A tool kit of computational social sciences

By WANG XIUXIAO and LING CHAO / 04-11-2024 / Chinese Social Sciences Today

An Introduction to Computational Social Sciences

Amid the ever-changing and rising tide of digitalization, the traditional social science research paradigm is encountering increasing challenges in adapting to the new economic and social patterns represented by big data, cloud computing, and artificial intelligence. At this historical juncture, marked by hesitation and confusion, An Introduction to Computational Social Sciences, under the chief editorship of Lyu Peng, a research fellow from the Institute of Sociology at the Chinese Academy of Social Sciences, and Fan Xiaoguang, a research fellow from the School of Public Affairs at Zhejiang University, emerges with the pioneering vision of establishing “the first artificial intelligence class for social scientists.”

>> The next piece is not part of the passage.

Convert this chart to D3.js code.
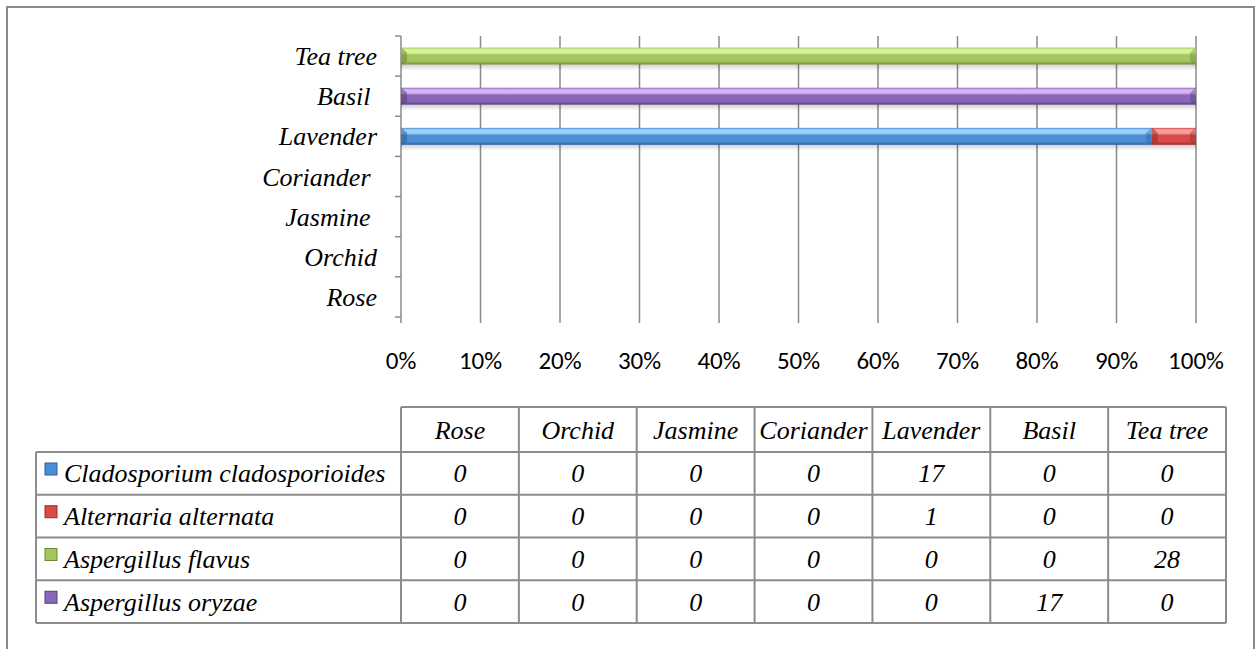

The book aims to introduce the research methods of computational social sciences to students and practitioners of humanities and social sciences, while also presenting the main topics of interest to those in computational science disciplines. To the first end, the book adopts a user-friendly approach for novices, or non-technical students who may be intimidated by advanced mathematical principles, formula derivation, and code writing. It deliberately omits certain technical details, starting from basics such as guiding readers through the installation of Python software. 

The primary target audience is undoubtedly more focused on the first group, namely students and professionals in the humanities and social science fields. The first chapter systematically reflects on the five methodological dilemmas facing empirical social sciences, namely macro and micro explanation, data and theory-driven development, correlation and causation, homogeneity and heterogeneity, and reliability and validity. As some scholars take research findings that are common sense as important innovations, the book tends to arouse the ambition of humanities and social science practitioners to break free from traditional research constraints with the help of computational social sciences and data science.

To ensure social scientists do not feel completely lost, the book not only provides thorough theoretical groundwork, but also introduces several “traditional” methods relatively familiar to them, such as regression analysis, cluster analysis, and social network analysis. However, the highlight of the book lies in the introduction of the latest approaches to computational science, such as machine learning, neural network analysis, natural language processing, computer vision, and agent-based modeling.

The book serves as a versatile beginner’s toolbox to unlock the research door of digital society. It encompasses novice-friendly yet well-established methods to get started, while not omitting the more advanced cutting-edge technologies, covering the major methods and latest advancements in computational social sciences. Most chapters are supplemented with case studies in the humanities and social sciences, Python code with annotations, and data sets and codes, which can be downloaded for free. 

Wang Xiuxiao and Ling Chao are from the School of Sociology and Psychology at Central University of Finance and Economics.